- **WHAT THE EXERCISE ASKS**: Print, exactly and with both ends included, the lines below that run from the one containing "Emit a web page" to the one containing "CJK SC', 'Noto". Pictures are omitted.

───── STORED DATA

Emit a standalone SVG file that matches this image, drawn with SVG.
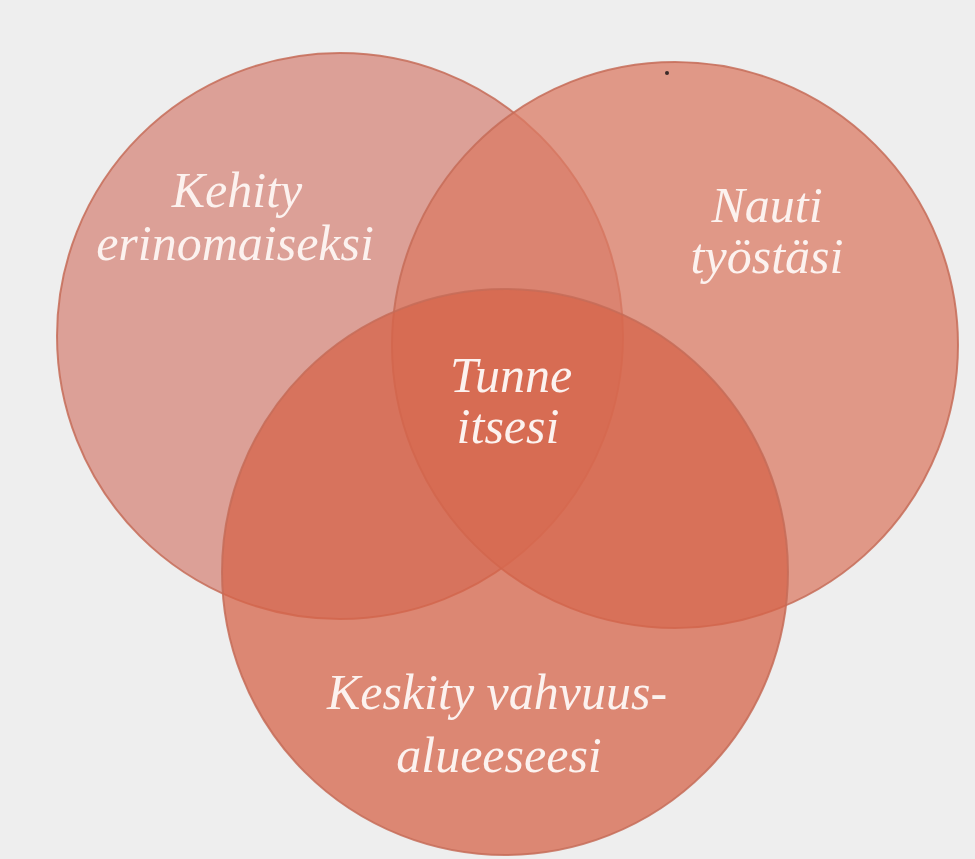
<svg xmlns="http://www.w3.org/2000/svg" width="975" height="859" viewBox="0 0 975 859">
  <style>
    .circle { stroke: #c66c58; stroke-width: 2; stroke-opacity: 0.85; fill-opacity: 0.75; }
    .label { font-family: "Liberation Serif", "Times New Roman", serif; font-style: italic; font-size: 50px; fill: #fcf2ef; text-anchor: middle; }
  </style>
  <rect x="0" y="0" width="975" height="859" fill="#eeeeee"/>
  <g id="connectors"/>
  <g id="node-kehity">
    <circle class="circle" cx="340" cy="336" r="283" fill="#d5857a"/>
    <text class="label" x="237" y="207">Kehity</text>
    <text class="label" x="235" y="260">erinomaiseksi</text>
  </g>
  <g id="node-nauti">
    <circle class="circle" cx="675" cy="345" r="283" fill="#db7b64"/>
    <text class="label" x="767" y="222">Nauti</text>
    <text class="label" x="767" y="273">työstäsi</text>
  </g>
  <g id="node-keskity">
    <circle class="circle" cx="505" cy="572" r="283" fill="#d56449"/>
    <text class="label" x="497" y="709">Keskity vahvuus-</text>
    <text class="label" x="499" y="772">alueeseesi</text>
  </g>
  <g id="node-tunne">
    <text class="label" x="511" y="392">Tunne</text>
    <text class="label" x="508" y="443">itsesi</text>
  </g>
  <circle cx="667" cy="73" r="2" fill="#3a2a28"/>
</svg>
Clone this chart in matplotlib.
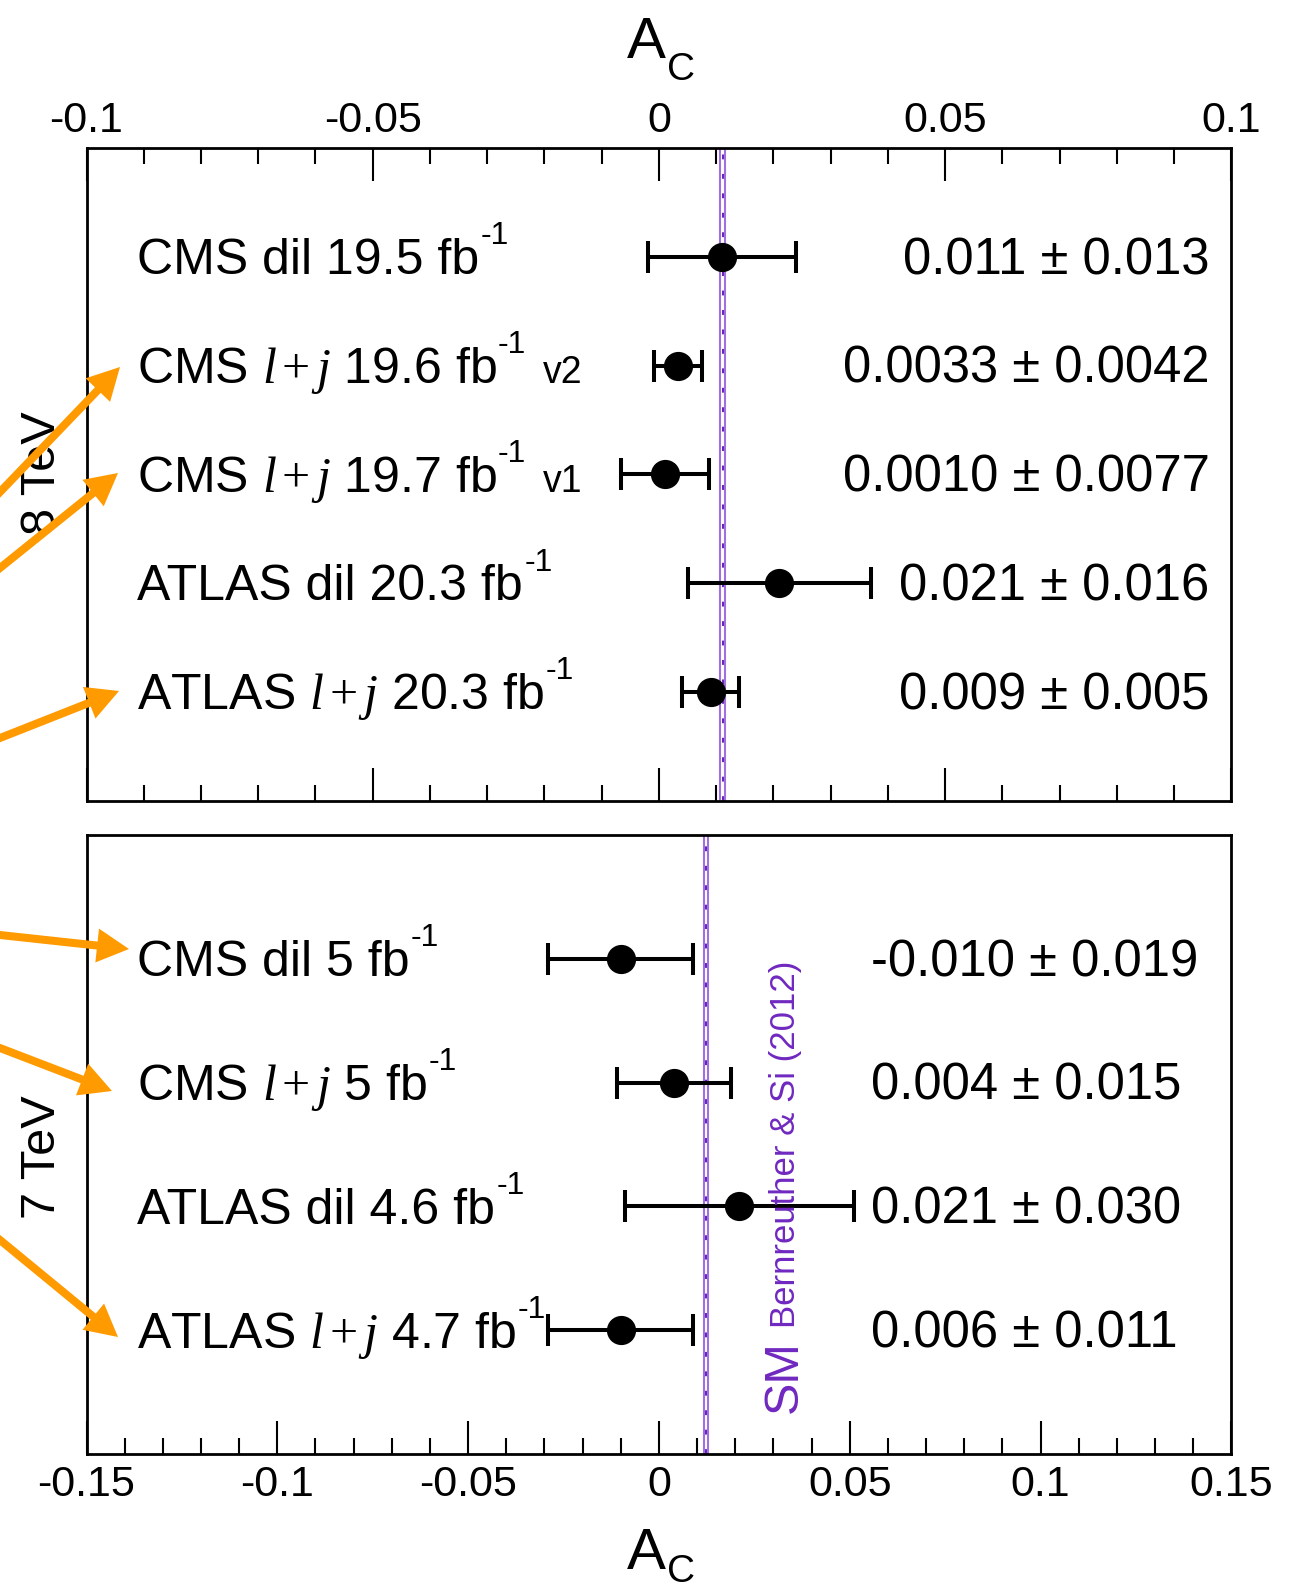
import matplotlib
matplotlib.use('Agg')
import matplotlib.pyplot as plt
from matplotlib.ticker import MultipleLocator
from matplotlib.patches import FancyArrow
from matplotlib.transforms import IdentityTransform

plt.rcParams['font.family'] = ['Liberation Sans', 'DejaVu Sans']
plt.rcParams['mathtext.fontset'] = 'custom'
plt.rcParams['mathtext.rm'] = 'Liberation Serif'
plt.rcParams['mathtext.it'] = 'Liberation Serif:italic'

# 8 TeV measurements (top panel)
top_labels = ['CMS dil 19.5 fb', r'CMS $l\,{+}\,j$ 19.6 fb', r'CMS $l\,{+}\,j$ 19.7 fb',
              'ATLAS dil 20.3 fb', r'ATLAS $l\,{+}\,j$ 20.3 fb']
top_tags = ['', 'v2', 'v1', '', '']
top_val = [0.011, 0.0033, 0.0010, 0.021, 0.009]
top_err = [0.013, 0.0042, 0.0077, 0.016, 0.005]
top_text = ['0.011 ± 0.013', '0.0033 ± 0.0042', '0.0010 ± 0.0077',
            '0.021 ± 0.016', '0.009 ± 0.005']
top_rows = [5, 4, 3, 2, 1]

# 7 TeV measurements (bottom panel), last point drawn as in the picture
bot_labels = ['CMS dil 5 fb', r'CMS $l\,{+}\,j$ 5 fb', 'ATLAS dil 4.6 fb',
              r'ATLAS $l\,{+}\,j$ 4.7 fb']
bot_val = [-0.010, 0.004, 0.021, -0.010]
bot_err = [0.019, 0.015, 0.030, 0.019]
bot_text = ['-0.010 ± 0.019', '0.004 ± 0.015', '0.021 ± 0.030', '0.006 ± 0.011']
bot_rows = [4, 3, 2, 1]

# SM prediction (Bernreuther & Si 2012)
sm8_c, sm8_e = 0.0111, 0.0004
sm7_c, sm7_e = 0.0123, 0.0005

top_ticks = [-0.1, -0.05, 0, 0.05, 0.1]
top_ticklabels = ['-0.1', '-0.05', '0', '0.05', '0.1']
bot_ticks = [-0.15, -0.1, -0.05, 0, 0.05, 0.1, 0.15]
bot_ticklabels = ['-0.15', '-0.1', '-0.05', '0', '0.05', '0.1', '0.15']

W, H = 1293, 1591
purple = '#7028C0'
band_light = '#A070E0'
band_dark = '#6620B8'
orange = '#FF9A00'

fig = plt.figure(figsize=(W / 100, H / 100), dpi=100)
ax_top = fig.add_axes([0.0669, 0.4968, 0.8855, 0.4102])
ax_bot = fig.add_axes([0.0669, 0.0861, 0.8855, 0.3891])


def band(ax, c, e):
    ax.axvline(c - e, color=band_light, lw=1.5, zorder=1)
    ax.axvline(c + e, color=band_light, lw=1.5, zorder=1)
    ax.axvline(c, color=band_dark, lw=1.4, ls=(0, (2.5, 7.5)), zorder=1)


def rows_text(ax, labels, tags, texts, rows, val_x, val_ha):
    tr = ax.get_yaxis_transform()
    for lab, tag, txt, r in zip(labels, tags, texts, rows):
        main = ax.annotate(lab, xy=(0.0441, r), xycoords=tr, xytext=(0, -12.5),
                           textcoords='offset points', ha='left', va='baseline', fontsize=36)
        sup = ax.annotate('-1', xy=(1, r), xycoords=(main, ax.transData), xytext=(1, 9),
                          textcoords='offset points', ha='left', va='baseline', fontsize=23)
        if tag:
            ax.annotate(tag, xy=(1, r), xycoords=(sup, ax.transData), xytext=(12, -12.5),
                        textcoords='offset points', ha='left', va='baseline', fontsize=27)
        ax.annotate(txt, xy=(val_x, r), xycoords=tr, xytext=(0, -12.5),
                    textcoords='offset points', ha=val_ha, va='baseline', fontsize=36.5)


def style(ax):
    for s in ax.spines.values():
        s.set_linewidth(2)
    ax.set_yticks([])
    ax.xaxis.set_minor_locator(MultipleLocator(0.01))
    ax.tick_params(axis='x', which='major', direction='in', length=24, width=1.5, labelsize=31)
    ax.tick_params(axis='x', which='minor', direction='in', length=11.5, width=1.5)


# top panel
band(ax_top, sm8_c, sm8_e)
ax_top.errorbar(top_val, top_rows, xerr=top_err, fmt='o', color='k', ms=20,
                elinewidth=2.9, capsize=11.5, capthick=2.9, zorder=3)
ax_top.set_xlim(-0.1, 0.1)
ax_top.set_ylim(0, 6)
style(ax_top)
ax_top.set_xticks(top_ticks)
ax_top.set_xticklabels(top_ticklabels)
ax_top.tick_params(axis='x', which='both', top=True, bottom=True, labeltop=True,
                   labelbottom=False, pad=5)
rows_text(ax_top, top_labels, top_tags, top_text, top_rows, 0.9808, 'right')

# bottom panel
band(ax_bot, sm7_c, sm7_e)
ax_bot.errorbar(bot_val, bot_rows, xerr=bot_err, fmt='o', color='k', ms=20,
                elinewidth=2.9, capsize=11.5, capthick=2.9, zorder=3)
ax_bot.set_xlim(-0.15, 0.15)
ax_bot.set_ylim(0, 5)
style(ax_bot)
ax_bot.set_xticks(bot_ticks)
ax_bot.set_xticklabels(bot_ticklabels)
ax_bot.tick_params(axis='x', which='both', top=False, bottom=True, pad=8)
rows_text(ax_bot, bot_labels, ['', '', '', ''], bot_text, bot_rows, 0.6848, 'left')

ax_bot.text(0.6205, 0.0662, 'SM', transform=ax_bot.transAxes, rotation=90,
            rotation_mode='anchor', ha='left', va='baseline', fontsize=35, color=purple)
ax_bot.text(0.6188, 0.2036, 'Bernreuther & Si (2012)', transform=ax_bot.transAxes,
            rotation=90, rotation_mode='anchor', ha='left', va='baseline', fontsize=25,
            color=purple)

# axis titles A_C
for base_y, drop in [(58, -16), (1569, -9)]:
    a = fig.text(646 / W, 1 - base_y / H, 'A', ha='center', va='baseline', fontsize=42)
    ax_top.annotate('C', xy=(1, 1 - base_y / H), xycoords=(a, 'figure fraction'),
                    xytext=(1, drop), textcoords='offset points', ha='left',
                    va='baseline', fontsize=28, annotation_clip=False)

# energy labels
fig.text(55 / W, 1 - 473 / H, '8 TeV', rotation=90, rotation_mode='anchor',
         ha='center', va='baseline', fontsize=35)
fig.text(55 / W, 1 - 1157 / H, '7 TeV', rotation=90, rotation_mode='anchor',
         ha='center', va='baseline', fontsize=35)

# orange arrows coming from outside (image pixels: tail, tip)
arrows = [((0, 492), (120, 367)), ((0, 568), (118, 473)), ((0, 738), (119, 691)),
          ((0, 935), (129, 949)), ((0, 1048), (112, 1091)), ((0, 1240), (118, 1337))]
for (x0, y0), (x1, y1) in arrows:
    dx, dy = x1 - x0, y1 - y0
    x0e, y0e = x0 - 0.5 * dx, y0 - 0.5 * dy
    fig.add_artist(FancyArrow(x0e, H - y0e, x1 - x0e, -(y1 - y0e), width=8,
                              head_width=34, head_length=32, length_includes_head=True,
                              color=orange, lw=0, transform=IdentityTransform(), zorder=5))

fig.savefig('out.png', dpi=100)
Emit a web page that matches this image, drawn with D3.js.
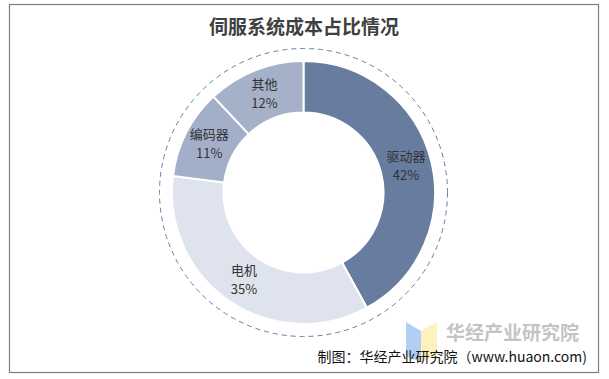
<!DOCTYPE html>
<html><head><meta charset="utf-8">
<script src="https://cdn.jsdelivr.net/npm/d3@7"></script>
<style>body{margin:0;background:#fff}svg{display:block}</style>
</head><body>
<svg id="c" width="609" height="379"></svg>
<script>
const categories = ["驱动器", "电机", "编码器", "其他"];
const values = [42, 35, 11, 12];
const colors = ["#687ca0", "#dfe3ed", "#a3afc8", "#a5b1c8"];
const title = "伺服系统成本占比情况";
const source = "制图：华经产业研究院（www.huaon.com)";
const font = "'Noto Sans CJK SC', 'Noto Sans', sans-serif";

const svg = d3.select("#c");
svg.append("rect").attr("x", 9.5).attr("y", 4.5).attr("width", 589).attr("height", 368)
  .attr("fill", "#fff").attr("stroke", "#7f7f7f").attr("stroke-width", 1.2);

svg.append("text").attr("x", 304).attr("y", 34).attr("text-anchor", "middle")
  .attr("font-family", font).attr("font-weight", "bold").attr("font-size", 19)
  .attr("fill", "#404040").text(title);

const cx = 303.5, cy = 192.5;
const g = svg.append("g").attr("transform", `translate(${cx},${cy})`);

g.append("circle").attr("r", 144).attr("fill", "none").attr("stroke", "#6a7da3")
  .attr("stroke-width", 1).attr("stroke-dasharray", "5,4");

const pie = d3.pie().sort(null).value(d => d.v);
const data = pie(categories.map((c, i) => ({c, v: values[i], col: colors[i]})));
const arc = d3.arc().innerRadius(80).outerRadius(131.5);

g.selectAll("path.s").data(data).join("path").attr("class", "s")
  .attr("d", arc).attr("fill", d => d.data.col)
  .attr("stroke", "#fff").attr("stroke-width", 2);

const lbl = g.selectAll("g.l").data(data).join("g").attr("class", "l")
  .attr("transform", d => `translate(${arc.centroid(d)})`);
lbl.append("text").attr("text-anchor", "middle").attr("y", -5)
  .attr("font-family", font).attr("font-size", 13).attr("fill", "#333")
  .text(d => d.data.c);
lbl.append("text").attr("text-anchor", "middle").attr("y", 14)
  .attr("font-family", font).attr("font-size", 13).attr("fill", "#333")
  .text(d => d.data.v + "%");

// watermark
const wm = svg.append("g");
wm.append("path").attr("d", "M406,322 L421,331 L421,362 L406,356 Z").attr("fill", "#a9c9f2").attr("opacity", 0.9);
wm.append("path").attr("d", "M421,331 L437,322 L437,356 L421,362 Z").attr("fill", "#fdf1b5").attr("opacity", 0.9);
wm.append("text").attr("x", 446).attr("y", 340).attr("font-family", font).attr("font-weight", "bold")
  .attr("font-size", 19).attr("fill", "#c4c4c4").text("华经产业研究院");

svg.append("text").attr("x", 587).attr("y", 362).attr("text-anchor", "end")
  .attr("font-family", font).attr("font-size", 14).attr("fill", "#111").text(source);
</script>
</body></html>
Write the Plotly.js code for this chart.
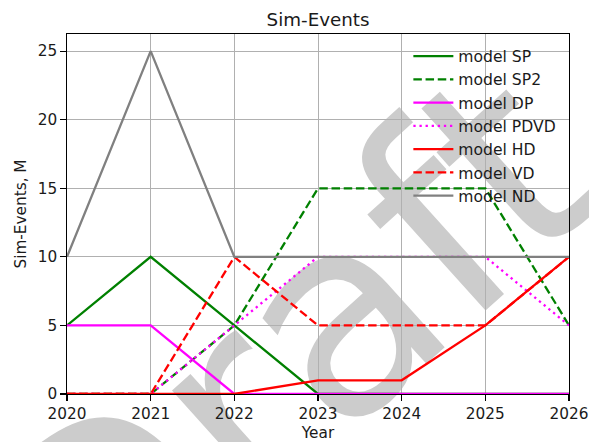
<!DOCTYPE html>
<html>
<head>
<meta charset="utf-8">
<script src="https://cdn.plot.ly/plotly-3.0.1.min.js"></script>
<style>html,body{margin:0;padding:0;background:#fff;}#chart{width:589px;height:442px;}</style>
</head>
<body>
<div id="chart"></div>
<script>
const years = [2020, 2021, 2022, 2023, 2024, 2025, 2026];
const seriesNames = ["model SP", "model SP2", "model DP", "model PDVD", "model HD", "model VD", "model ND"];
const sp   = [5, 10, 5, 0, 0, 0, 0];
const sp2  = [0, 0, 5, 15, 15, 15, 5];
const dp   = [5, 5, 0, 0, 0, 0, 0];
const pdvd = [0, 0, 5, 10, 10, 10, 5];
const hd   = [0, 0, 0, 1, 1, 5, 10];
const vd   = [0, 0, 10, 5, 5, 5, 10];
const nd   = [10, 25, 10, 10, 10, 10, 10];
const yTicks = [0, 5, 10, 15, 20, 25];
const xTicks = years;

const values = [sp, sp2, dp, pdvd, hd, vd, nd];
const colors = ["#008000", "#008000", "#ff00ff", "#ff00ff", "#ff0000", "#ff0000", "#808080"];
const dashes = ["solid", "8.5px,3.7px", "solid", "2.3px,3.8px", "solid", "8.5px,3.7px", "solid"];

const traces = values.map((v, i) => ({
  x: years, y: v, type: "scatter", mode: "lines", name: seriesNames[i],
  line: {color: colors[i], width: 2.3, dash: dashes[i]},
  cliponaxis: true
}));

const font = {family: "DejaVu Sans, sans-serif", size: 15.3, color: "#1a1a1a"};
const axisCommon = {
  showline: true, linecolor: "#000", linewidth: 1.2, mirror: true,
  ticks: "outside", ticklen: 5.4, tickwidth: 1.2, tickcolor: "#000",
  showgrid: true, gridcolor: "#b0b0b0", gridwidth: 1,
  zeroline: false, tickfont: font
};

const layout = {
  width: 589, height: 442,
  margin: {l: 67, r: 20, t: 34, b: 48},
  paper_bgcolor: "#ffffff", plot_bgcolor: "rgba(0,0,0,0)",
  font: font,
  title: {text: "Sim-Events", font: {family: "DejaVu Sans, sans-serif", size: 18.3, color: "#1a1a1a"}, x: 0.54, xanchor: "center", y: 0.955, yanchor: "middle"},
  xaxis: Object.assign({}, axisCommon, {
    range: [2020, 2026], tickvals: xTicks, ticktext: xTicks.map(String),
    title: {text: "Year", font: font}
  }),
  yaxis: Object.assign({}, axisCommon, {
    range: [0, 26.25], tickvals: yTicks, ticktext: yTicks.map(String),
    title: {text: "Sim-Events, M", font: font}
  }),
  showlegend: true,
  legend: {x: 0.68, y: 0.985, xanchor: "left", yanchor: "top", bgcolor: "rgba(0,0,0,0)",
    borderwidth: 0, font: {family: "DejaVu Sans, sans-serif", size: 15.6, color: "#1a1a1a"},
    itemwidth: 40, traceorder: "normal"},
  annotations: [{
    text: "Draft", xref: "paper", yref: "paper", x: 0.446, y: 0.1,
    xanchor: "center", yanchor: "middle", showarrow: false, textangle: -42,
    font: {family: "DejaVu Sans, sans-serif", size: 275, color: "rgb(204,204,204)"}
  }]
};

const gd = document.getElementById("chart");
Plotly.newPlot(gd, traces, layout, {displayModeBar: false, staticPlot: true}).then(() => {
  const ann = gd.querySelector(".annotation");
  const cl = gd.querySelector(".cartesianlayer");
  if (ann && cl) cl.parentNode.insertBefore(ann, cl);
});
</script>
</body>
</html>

──────────

- **SOLUTION BELOW**:
Emit a web page that matches this image, drawn with D3.js.
<!DOCTYPE html>
<html><head><meta charset="utf-8">
<script src="https://cdn.jsdelivr.net/npm/d3@7"></script>
<style>body{margin:0;background:#fff}svg{display:block}</style>
</head><body>
<svg id="c" width="609" height="379"></svg>
<script>
const categories = ["驱动器", "电机", "编码器", "其他"];
const values = [42, 35, 11, 12];
const colors = ["#687ca0", "#dfe3ed", "#a3afc8", "#a5b1c8"];
const title = "伺服系统成本占比情况";
const source = "制图：华经产业研究院（www.huaon.com)";
const font = "'Noto Sans CJK SC', 'Noto Sans', sans-serif";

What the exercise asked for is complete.